J’aimerais ça voir ce que les Red Necks pis les foutus Orangistes à deux sous diraient si on plaçait un unilingue francophone en charge des Red Men de McGill. Me semble que le discours qu’on entendrait ne consisterait pas à dire : « Listen man, we are in Quebec, fau’z’apprendre el françâizzzze ». Crissement pas. On n’aurait plutôt droit à des bons coups de pied au cul du ti-franco qui fuirait le lieu du drame sans redemander son reste. Les Anglos se comporteraient comme les maîtres de notre pays qu’ils sont, pis nous, on se comporterait encore une fois comme les valets que nous sommes.
Mais ça pourra pas toujours continuer comme ça, ça, j'vous en passe un papier. Va se passer de quoi un jour ou l’autre. Pis la fin, est pas ben dure à deviner, ça prend pas la tête à Papineau pour l’entrevoir à travers les branches. Soit on se libère (enwoye, vas-y fort ma Pôôôline), ou ben on crève comme des rats morts ! C’est pas plus compliqué que ça. Pis c’est juste normal qu’il en aille ainsi. Pourquoi un peuple qui ne se bat pas aurait le droit de survivre, de traverser les époques, alors qu’une myriade de peuples qui, eux, ont lutté avec l’énergie du désespoir et avec courage et honneur, sont malgré tout disparus ? Y'a aucune raison qui pourrait justifier ça. En fait, ça serait même une injustice. Pis voulez-vous ben me dire aussi pourquoi nos bons papas boss colonialistes (meci missiés) respecteraient notre langue alors que nous, on ne la défend même plus ? Y'a pas plus d'argument qui permet de justifier ça.

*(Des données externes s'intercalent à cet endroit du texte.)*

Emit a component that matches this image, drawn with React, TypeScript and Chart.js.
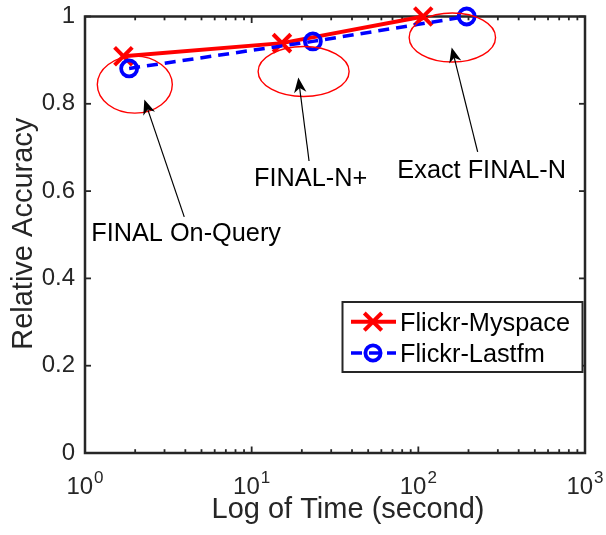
import React, { useEffect, useRef } from "react";
import { Chart, registerables } from "chart.js";

Chart.register(...registerables);

// ---- data ----
const seriesNames = ["Flickr-Myspace", "Flickr-Lastfm"];
const timeMyspace = [1.7, 15.2, 107];
const accMyspace = [0.909, 0.939, 1.0];
const timeLastfm = [1.84, 23.3, 195];
const accLastfm = [0.881, 0.943, 1.0];
const yTicks = [0, 0.2, 0.4, 0.6, 0.8, 1];
const xExponents = [0, 1, 2, 3];
const calloutLabels = ["FINAL On-Query", "FINAL-N+", "Exact FINAL-N"];

// ---- callout layout (data coordinates; radii in px) ----
const callouts = [
  { ellipse: [1.99, 0.844], rx: 37.5, ry: 28.5, tail: [3.94, 0.541], tip: [2.27, 0.81], text: [4.04, 0.485] },
  { ellipse: [20.5, 0.874], rx: 45.5, ry: 25, tail: [22.1, 0.669], tip: [19.05, 0.86], text: [22.6, 0.611] },
  { ellipse: [160, 0.952], rx: 43.2, ry: 24.5, tail: [227, 0.69], tip: [158.5, 0.929], text: [240, 0.631] },
];

const FONT = "'Liberation Sans', Arial, Helvetica, sans-serif";
const AXIS = "#262626";
const RED = "#ff0000";
const BLUE = "#0000ff";

function seg(ctx: CanvasRenderingContext2D, x1: number, y1: number, x2: number, y2: number) {
  ctx.beginPath();
  ctx.moveTo(x1, y1);
  ctx.lineTo(x2, y2);
  ctx.stroke();
}

function drawMarker(ctx: CanvasRenderingContext2D, style: string, cx: number, cy: number, color: string, lw: number) {
  ctx.save();
  ctx.strokeStyle = color;
  ctx.lineWidth = lw;
  ctx.setLineDash([]);
  if (style === "crossRot") {
    const h = 8.7;
    seg(ctx, cx - h, cy - h, cx + h, cy + h);
    seg(ctx, cx - h, cy + h, cx + h, cy - h);
  } else {
    ctx.beginPath();
    ctx.arc(cx, cy, 7.6, 0, Math.PI * 2);
    ctx.stroke();
  }
  ctx.restore();
}

const frame = {
  id: "frame",
  beforeDatasetsDraw(chart: any) {
    const { ctx, chartArea: a, scales } = chart;
    const xs = scales.x;
    const ys = scales.y;
    ctx.save();
    ctx.strokeStyle = AXIS;
    ctx.lineWidth = 1.8;
    // inward y ticks on both sides
    for (const v of yTicks) {
      const py = ys.getPixelForValue(v);
      seg(ctx, a.left, py, a.left + 6, py);
      seg(ctx, a.right, py, a.right - 6, py);
    }
    // inward log ticks, major and minor, top and bottom
    for (const k of xExponents) {
      for (let m = 1; m <= 9; m++) {
        if (k === xExponents[xExponents.length - 1] && m > 1) break;
        const px = xs.getPixelForValue(m * Math.pow(10, k));
        const len = m === 1 ? 6.5 : 3.8;
        seg(ctx, px, a.bottom, px, a.bottom - len);
        seg(ctx, px, a.top, px, a.top + len);
      }
    }
    ctx.lineWidth = 2.5;
    ctx.strokeRect(a.left, a.top, a.right - a.left, a.bottom - a.top);
    ctx.restore();
  },
  afterDatasetsDraw(chart: any) {
    const { ctx, chartArea: a, scales } = chart;
    const xs = scales.x;
    const ys = scales.y;
    const P = (p: number[]) => [xs.getPixelForValue(p[0]), ys.getPixelForValue(p[1])];
    ctx.save();

    // x tick labels as 10^k
    ctx.fillStyle = AXIS;
    ctx.textBaseline = "alphabetic";
    ctx.textAlign = "left";
    for (const k of xExponents) {
      const px = xs.getPixelForValue(Math.pow(10, k));
      ctx.font = `24px ${FONT}`;
      const wb = ctx.measureText("10").width;
      ctx.font = `17px ${FONT}`;
      const we = ctx.measureText(String(k)).width;
      const x0 = px - (wb + we + 1) / 2;
      ctx.font = `24px ${FONT}`;
      ctx.fillText("10", x0, a.bottom + 41);
      ctx.font = `17px ${FONT}`;
      ctx.fillText(String(k), x0 + wb + 1, a.bottom + 30);
    }

    // axis titles
    ctx.font = `29px ${FONT}`;
    ctx.textAlign = "center";
    ctx.fillText("Log of Time (second)", 348, a.bottom + 65);
    ctx.save();
    ctx.translate(31.5, (a.top + a.bottom) / 2 - 1);
    ctx.rotate(-Math.PI / 2);
    ctx.fillText("Relative Accuracy", 0, 0);
    ctx.restore();

    // callouts: ellipse, arrow, label
    callouts.forEach((c, i) => {
      const [ex, ey] = P(c.ellipse);
      ctx.strokeStyle = RED;
      ctx.lineWidth = 1.4;
      ctx.beginPath();
      ctx.ellipse(ex, ey, c.rx, c.ry, 0, 0, Math.PI * 2);
      ctx.stroke();

      const [tx, ty] = P(c.tail);
      const [hx, hy] = P(c.tip);
      const dx = hx - tx;
      const dy = hy - ty;
      const len = Math.hypot(dx, dy);
      const ux = dx / len;
      const uy = dy / len;
      const nx = -uy;
      const ny = ux;
      const L = 15;
      const W = 6.2;
      const notch = 0.7 * L;
      ctx.strokeStyle = "#000";
      ctx.lineWidth = 1.2;
      seg(ctx, tx, ty, hx - ux * notch, hy - uy * notch);
      ctx.fillStyle = "#000";
      ctx.beginPath();
      ctx.moveTo(hx, hy);
      ctx.lineTo(hx - ux * L + nx * W, hy - uy * L + ny * W);
      ctx.lineTo(hx - ux * notch, hy - uy * notch);
      ctx.lineTo(hx - ux * L - nx * W, hy - uy * L - ny * W);
      ctx.closePath();
      ctx.fill();

      const [lx, ly] = P(c.text);
      ctx.font = `25.3px ${FONT}`;
      ctx.textAlign = "center";
      ctx.textBaseline = "alphabetic";
      ctx.fillText(calloutLabels[i], lx, ly);
    });

    // legend
    const bx = 342.5;
    const by = 302;
    const bw = 240;
    const bh = 70;
    ctx.fillStyle = "#fff";
    ctx.fillRect(bx, by, bw, bh);
    ctx.strokeStyle = AXIS;
    ctx.lineWidth = 2;
    ctx.strokeRect(bx, by, bw, bh);
    const rows = [321.7, 353];
    chart.data.datasets.forEach((ds: any, i: number) => {
      const ry = rows[i];
      ctx.save();
      ctx.strokeStyle = ds.borderColor;
      ctx.lineWidth = ds.borderWidth;
      ctx.setLineDash(ds.borderDash || []);
      seg(ctx, 351, ry, 396, ry);
      ctx.restore();
      drawMarker(ctx, ds.pointStyle, 373, ry, ds.pointBorderColor, ds.pointBorderWidth);
      ctx.fillStyle = "#000";
      ctx.font = `25.3px ${FONT}`;
      ctx.textAlign = "left";
      ctx.textBaseline = "alphabetic";
      ctx.fillText(ds.label, 400, ry + 9);
    });

    ctx.restore();
  },
};

export default function App() {
  const ref = useRef<HTMLCanvasElement | null>(null);

  useEffect(() => {
    if (!ref.current) return;
    const chart = new Chart(ref.current, {
      type: "line",
      data: {
        datasets: [
          {
            label: seriesNames[0],
            data: timeMyspace.map((t, i) => ({ x: t, y: accMyspace[i] })),
            borderColor: RED,
            borderWidth: 4,
            pointStyle: "crossRot",
            pointRadius: 12.5,
            pointBorderWidth: 4,
            pointBorderColor: RED,
            pointBackgroundColor: "rgba(0,0,0,0)",
            backgroundColor: "rgba(0,0,0,0)",
            tension: 0,
            clip: false,
            order: 1,
          } as any,
          {
            label: seriesNames[1],
            data: timeLastfm.map((t, i) => ({ x: t, y: accLastfm[i] })),
            borderColor: BLUE,
            borderWidth: 3.5,
            borderDash: [11, 7],
            pointStyle: "circle",
            pointRadius: 8,
            pointBorderWidth: 3.8,
            pointBorderColor: BLUE,
            pointBackgroundColor: "rgba(0,0,0,0)",
            backgroundColor: "rgba(0,0,0,0)",
            tension: 0,
            clip: false,
            order: 0,
          } as any,
        ],
      },
      options: {
        responsive: false,
        devicePixelRatio: 1,
        animation: false,
        events: [],
        layout: { padding: { top: 9, right: 21, left: 0, bottom: 0 } },
        plugins: { legend: { display: false }, tooltip: { enabled: false } },
        scales: {
          x: {
            type: "logarithmic",
            min: 1,
            max: 1000,
            grid: { display: false, drawTicks: false },
            border: { display: false },
            ticks: { display: false },
            afterFit: (s: any) => {
              s.height = 82;
              s.paddingLeft = 0;
              s.paddingRight = 0;
            },
          },
          y: {
            type: "linear",
            min: 0,
            max: 1,
            grid: { display: false, drawTicks: false },
            border: { display: false },
            ticks: {
              stepSize: 0.2,
              padding: 10,
              color: AXIS,
              font: { family: FONT, size: 24 },
              callback: (v: any) => String(Number(Number(v).toFixed(1))),
            },
            afterFit: (s: any) => {
              s.width = 85;
              s.paddingTop = 0;
              s.paddingBottom = 0;
            },
          },
        },
      },
      plugins: [frame],
    });
    return () => chart.destroy();
  }, []);

  return (
    <div style={{ position: "fixed", left: 0, top: 0, width: 606, height: 535, background: "#fff" }}>
      <canvas ref={ref} width={606} height={535} style={{ display: "block" }} />
    </div>
  );
}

Alors pour 2012, je souhaite que les Anglos prennent encore plus de place, qu’ils nous tassent dans le coin, qu’ils nous bottent hors de notre pays s'il le faut. Si on n’est pas prêts à se battre, on ne mérite rien de mieux. C'tu clair?
Bonne année quand même, et joyeuse fête de l’arbre coupé avec des lumières dedans ses branches pis du gros bonhomme à barbe blanche. (je commence tout de suite à rentrer dans le rang, à obéir au nouvel ordre québécois. Pis ça commence en ne disant plus le mot honni : Nooooowwwwwweeeeelllllll...ah zut, c'est vrai: Christmas... On dirait que m'a être dur à rééduquer!!!!).